Toasted Methi Roti ( Know Your Flours )
Recipe type: Breakfast
Toasted methi roti, a wholesome combination of wheat flour, gram flour and fenugreek leaves, these rotis are pre-cooked on a tava and then finished in a toaster till they are crisp and brown. Serve along with spicy mango pickle or with sweet and sour mango pickle.
- ½ cup whole wheat flour (gehun ka atta)
- 1 tbsp besan (Bengal gram flour)
- ½ cup chopped fenugreek (methi) leaves
- ¼ tsp cumin seeds (jeera)
- ¼ tsp turmeric powder (haldi)
- ½ tsp chilli powder
- ½ tsp coriander (dhania) powder
- ½ tsp finely chopped green chillies
- 2 tbsp finely chopped onions
- 1 tsp oil
- salt to taste
- ¼ tsp oil for kneading
- butter for topping
- Combine all the ingredients together in a bowl and add knead into a stiff dough using enough water.
- Knead well and keep covered under a moist muslin cloth for 10 minutes.
- Divide the dough into 6 equal portions and roll out each portion into a 100 mm. (4") diameter circle.
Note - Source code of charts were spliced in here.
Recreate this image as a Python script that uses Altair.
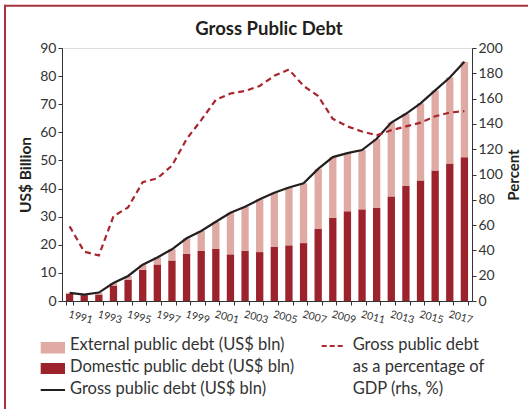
import altair as alt
import pandas as pd

years = list(range(1991, 2019))
domestic = [2.5, 2.1, 2.3, 5.5, 7.6, 11.1, 13.0, 14.4, 16.8, 17.9, 18.5, 16.6, 17.8, 17.4,
            19.2, 19.8, 20.6, 25.6, 29.6, 31.9, 32.6, 33.1, 37.2, 40.9, 42.9, 46.4, 48.9, 51.1]
external = [0.4, 0.2, 0.7, 0.9, 1.3, 1.8, 2.5, 4.0, 5.5, 7.0, 9.7, 14.8, 15.7, 18.8,
            19.3, 20.6, 21.3, 21.4, 21.6, 20.7, 21.1, 24.6, 26.3, 25.7, 27.4, 28.5, 30.6, 34.0]
gross = [2.9, 2.3, 3.0, 6.4, 8.9, 12.9, 15.5, 18.4, 22.3, 24.9, 28.2, 31.4, 33.5, 36.2,
         38.5, 40.4, 41.9, 47.0, 51.2, 52.6, 53.7, 57.7, 63.5, 66.6, 70.3, 74.9, 79.5, 85.1]
pct_gdp = [59, 39, 36, 67, 74, 94, 97, 107, 128, 143, 159, 164, 166, 170,
           178, 183, 170, 162, 144, 138, 134, 131, 135, 138, 141, 146, 149, 150]

series_names = ["External public debt (US$ bln)", "Domestic public debt (US$ bln)",
                "Gross public debt (US$ bln)",
                "Gross public debt\nas a percentage of\nGDP (rhs, %)"]
title_text = "Gross Public Debt"

DOM_C = "#9c232b"
EXT_C = "#dfa9a4"
LINE_C = "#231f20"
DASH_C = "#a8262d"
FRAME_C = "#a8333a"
TXT_C = "#333333"
FONT = "Lato"

bars = pd.DataFrame({
    "year": years * 2,
    "type": ["Domestic"] * len(years) + ["External"] * len(years),
    "value": domestic + external,
    "ord": [0] * len(years) + [1] * len(years),
})
lines = pd.DataFrame({"year": years, "gross": gross, "pct": pct_gdp})

x_enc = alt.X(
    "year:O",
    scale=alt.Scale(paddingInner=0.5, paddingOuter=0.27),
    axis=alt.Axis(
        title=None, labelAngle=15, labelAlign="left", labelBaseline="top",
        labelFontSize=10.5, labelColor=TXT_C, labelPadding=4, tickSize=4,
        tickBand="extent", tickColor=TXT_C, domainColor=TXT_C,
        labelExpr="datum.value % 2 == 1 ? datum.value : ''", grid=False,
    ),
)

left_axis = alt.Axis(
    values=list(range(0, 91, 10)), title="US$ Billion", orient="left",
    titleFontSize=15.5, titleFontWeight="bold", titleColor=LINE_C,
    titleX=-37, titleY=126.5, titleAngle=270, titleBaseline="middle", titleAlign="center",
    labelFontSize=14, labelColor=TXT_C, labelPadding=2, tickSize=4,
    tickColor=TXT_C, domainColor=TXT_C, grid=False,
)
right_axis = alt.Axis(
    values=list(range(0, 201, 20)), title="Percent", orient="right",
    titleFontSize=15, titleFontWeight="bold", titleColor=LINE_C,
    titleX=41, titleY=126.5, titleAngle=270, titleBaseline="middle", titleAlign="center",
    labelFontSize=14, labelColor=TXT_C, labelPadding=2, tickSize=4,
    tickColor=TXT_C, domainColor=TXT_C, grid=False,
)
left_scale = alt.Scale(domain=[0, 90], nice=False)

bar_layer = alt.Chart(bars).mark_bar().encode(
    x=x_enc,
    y=alt.Y("value:Q", stack="zero", scale=left_scale, axis=left_axis),
    color=alt.Color("type:N", scale=alt.Scale(domain=["External", "Domestic"], range=[EXT_C, DOM_C]), legend=None),
    order=alt.Order("ord:Q", sort="ascending"),
)
gross_layer = alt.Chart(lines).mark_line(color=LINE_C, strokeWidth=2.2).encode(
    x=x_enc,
    y=alt.Y("gross:Q", scale=left_scale, axis=left_axis),
)
left = alt.layer(bar_layer, gross_layer)

pct_layer = alt.Chart(lines).mark_line(color=DASH_C, strokeWidth=2.2, strokeDash=[6, 4]).encode(
    x=x_enc,
    y=alt.Y("pct:Q", scale=alt.Scale(domain=[0, 200], nice=False), axis=right_axis),
)

one = pd.DataFrame({"k": [0]})

def text_item(txt, x, y, size=16.5):
    return alt.Chart(pd.DataFrame({"t": [txt]})).mark_text(
        align="left", baseline="middle", fontSize=size,
        color=TXT_C, font=FONT, lineBreak="\n", lineHeight=22,
    ).encode(text="t:N", x=alt.value(x), y=alt.value(y))

title = alt.Chart(pd.DataFrame({"t": [title_text]})).mark_text(
    align="center", baseline="alphabetic", fontSize=18.5, fontWeight="bold", color=LINE_C, font=FONT,
).encode(text="t:N", x=alt.value(207), y=alt.value(-13))

sw_ext = alt.Chart(one).mark_rect(color=EXT_C).encode(
    x=alt.value(-21.3), x2=alt.value(3), y=alt.value(294), y2=alt.value(305.5))
sw_dom = alt.Chart(one).mark_rect(color=DOM_C).encode(
    x=alt.value(-21.3), x2=alt.value(3), y=alt.value(315), y2=alt.value(326))
sw_gross = alt.Chart(one).mark_rule(color=LINE_C, strokeWidth=2).encode(
    x=alt.value(-21.3), x2=alt.value(3), y=alt.value(342))
sw_pct = alt.Chart(one).mark_rule(color=DASH_C, strokeWidth=2, strokeDash=[5, 3]).encode(
    x=alt.value(259.7), x2=alt.value(283), y=alt.value(298))

frame_top = alt.Chart(one).mark_rect(color=FRAME_C).encode(
    x=alt.value(-58), x2=alt.value(466), y=alt.value(-43.3), y2=alt.value(-41.3))
frame_left = alt.Chart(one).mark_rect(color=FRAME_C).encode(
    x=alt.value(-58), x2=alt.value(-56), y=alt.value(-43.3), y2=alt.value(361))

chart = alt.layer(
    left, pct_layer, title,
    sw_ext, sw_dom, sw_gross, sw_pct,
    text_item(series_names[0], 8, 297),
    text_item(series_names[1], 8, 319),
    text_item(series_names[2], 8, 341),
    text_item(series_names[3], 290.7, 297),
    frame_top, frame_left,
).resolve_scale(y="independent").properties(
    width=410, height=253,
    autosize=alt.AutoSizeParams(type="none"),
    padding={"left": 62, "top": 48, "right": 56, "bottom": 108},
).configure_view(stroke=None).configure(font=FONT, background="white")

chart.save("out.html", embed_options={"renderer": "svg", "actions": False})
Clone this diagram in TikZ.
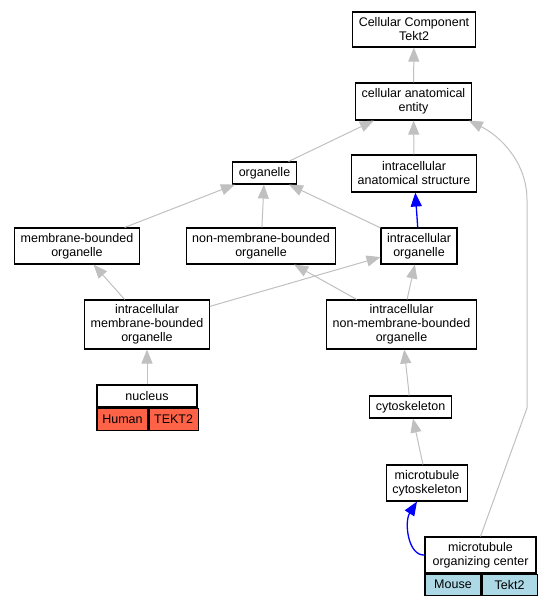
\documentclass[tikz,border=0pt]{standalone}
\usepackage{fontspec}
\setmainfont{Liberation Sans}
\usetikzlibrary{arrows.meta,positioning}

\definecolor{tomato}{RGB}{255,99,71}
\definecolor{lightblue}{RGB}{173,216,230}
\definecolor{edgegray}{RGB}{192,192,192}

\tikzset{
  term/.style={draw,line width=1.1pt,fill=white,align=center,
               inner xsep=6pt,inner ysep=0pt,minimum height=#1},
  term/.default=22pt,
  human/.style={term=22pt,inner xsep=1pt,fill=tomato,anchor=north west},
  mouse/.style={term=21pt,inner xsep=1pt,fill=lightblue,anchor=north west},
  isa/.style={draw=edgegray,line width=1pt,-{Triangle[width=11pt,length=14pt]}},
  partof/.style={draw=blue,line width=1.3pt,-{Triangle[width=11pt,length=14pt]}}
}

\begin{document}
\begin{tikzpicture}[x=1pt,y=-1pt,
                    every node/.style={font=\fontsize{12.5}{14}\selectfont}]
  \useasboundingbox (0,0) rectangle (552,605);

  \node[term=35pt]  (cc)    at (414,29.5)   {Cellular Component\\Tekt2};
  \node[term=37pt]  (cae)   at (413.5,101.5) {cellular anatomical\\entity};
  \node[term]       (org)   at (264.5,173)  {organelle};
  \node[term=37pt]  (ias)   at (414,173.5)  {intracellular\\anatomical structure};
  \node[term=36pt]  (mbo)   at (77,246)     {membrane-bounded\\organelle};
  \node[term=36pt]  (nmbo)  at (261,246)    {non-membrane-bounded\\organelle};
  \node[term=36pt]  (io)    at (419,246)    {intracellular\\organelle};
  \node[term=49pt]  (imbo)  at (147,324.5)  {intracellular\\membrane-bounded\\organelle};
  \node[term=49pt]  (inmbo) at (401.5,324.5) {intracellular\\non-membrane-bounded\\organelle};
  \node[term]       (cyto)  at (410.5,407)  {cytoskeleton};
  \node[term=36pt]  (mtc)   at (427,483)    {microtubule\\cytoskeleton};

  % annotated terms
  \node[term,minimum width=100pt]      (nuc)    at (147,396)   {nucleus};
  \node[human,minimum width=51pt]      (nucsp)  at (nuc.south west)   {Human};
  \node[human,minimum width=49pt]      (nucgn)  at (nucsp.north east) {TEKT2};
  \node[term=36pt,minimum width=111pt] (mtoc)   at (480.5,555) {microtubule\\organizing center};
  \node[mouse,minimum width=56pt]      (mtocsp) at (mtoc.south west)   {Mouse};
  \node[mouse,minimum width=55pt]      (mtocgn) at (mtocsp.north east) {Tekt2};

  \path (cae)   edge[isa] (cc)
        (org)   edge[isa] (cae)
        (ias)   edge[isa] (cae)
        (mbo)   edge[isa] (org)
        (nmbo)  edge[isa] (org)
        (io)    edge[isa] (org)
                edge[partof] (ias)
        (imbo)  edge[isa] (mbo)
                edge[isa] (io)
        (inmbo) edge[isa] (nmbo)
                edge[isa] (io)
        (nuc)   edge[isa] (imbo)
        (cyto)  edge[isa] (inmbo)
        (mtc)   edge[isa] (cyto);

  \draw[isa] (mtoc.north) -- (527,408) -- (527,200)
             .. controls (527,162) and (500,136) .. ([xshift=-3pt]cae.south east);
  \draw[partof] (mtoc.west) .. controls (408,556) and (404,522) .. ([xshift=-10pt]mtc.south);
\end{tikzpicture}
\end{document}
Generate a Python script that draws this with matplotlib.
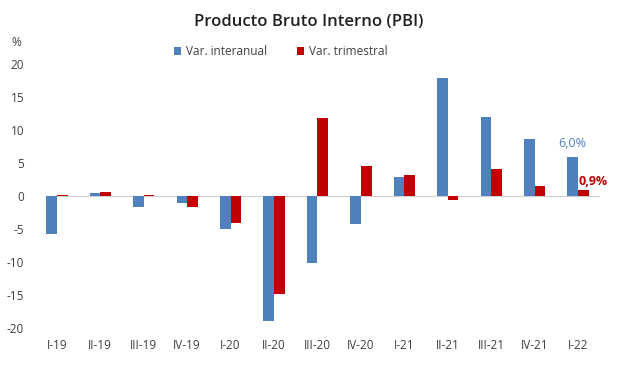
import matplotlib
matplotlib.use("Agg")
import matplotlib.pyplot as plt
import numpy as np

categories = ["I-19", "II-19", "III-19", "IV-19", "I-20", "II-20", "III-20",
              "IV-20", "I-21", "II-21", "III-21", "IV-21", "I-22"]
interanual = [-5.8, 0.5, -1.7, -1.1, -5.0, -19.0, -10.1, -4.2, 2.9, 17.9, 12.0, 8.6, 6.0]
trimestral = [0.2, 0.7, 0.2, -1.6, -4.0, -14.8, 11.9, 4.5, 3.2, -0.6, 4.1, 1.6, 0.9]
yticks = [-20, -15, -10, -5, 0, 5, 10, 15, 20]

blue = "#4F81BD"
red = "#C00000"
plt.rcParams['font.family'] = ['Open Sans', 'DejaVu Sans']

fig = plt.figure(figsize=(6.17, 3.69), dpi=100)
ax = fig.add_axes([0.057, 0.093, 0.915, 0.751])
x = np.arange(len(categories))
w = 0.245
ax.bar(x - w/2, interanual, w, color=blue, label="Var. interanual")
ax.bar(x + w/2, trimestral, w, color=red, label="Var. trimestral")
ax.axhline(0, xmin=0.018, color="#d0d0d0", lw=0.8, zorder=0)
ax.set_xlim(-0.5, 12.5)
ax.set_ylim(-21, 21)
ax.set_yticks(yticks)
ax.set_yticklabels([str(v) for v in yticks], fontsize=8.5, color="#404040")
ax.set_xticks(x)
ax.set_xticklabels(categories, fontsize=8.5, color="#404040")
ax.tick_params(axis='y', length=0, pad=8)
ax.tick_params(axis='x', length=0, pad=3)
for s in ax.spines.values():
    s.set_visible(False)

ax.annotate("6,0%", (x[-1] - w/2, interanual[-1]), xytext=(0, 5), textcoords="offset points",
            ha="center", va="bottom", color=blue, fontsize=9)
ax.annotate("0,9%", (x[-1], trimestral[-1]), xytext=(0, 1.5), textcoords="offset points",
            ha="left", va="bottom", color=red, fontsize=9, fontweight="bold")

fig.text(0.5, 0.94, "Producto Bruto Interno (PBI)", ha="center", va="center",
         fontsize=12, fontweight="semibold", color="#202020")
fig.text(0.027, 0.885, "%", ha="center", va="center", fontsize=8.5, color="#404040")
leg = ax.legend(loc="center", bbox_to_anchor=(0.455, 0.86), bbox_transform=fig.transFigure,
                ncol=2, frameon=False, fontsize=8.5, handlelength=0.6, handleheight=0.6,
                columnspacing=2.6, handletextpad=0.4)
for t in leg.get_texts():
    t.set_color("#404040")
fig.savefig("out.png", dpi=100, facecolor="white")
- Cook each roti lightly on a hot tava (griddle) on both sides.
- When you want to serve the rotis, put each roti in a toaster and toast till the roti is golden brown and crisp from both the sides (approx. 2 minutes). Serve immediately topped with butter.
You can alternately toast the roti for a longer duration on a tava if toaster is not available.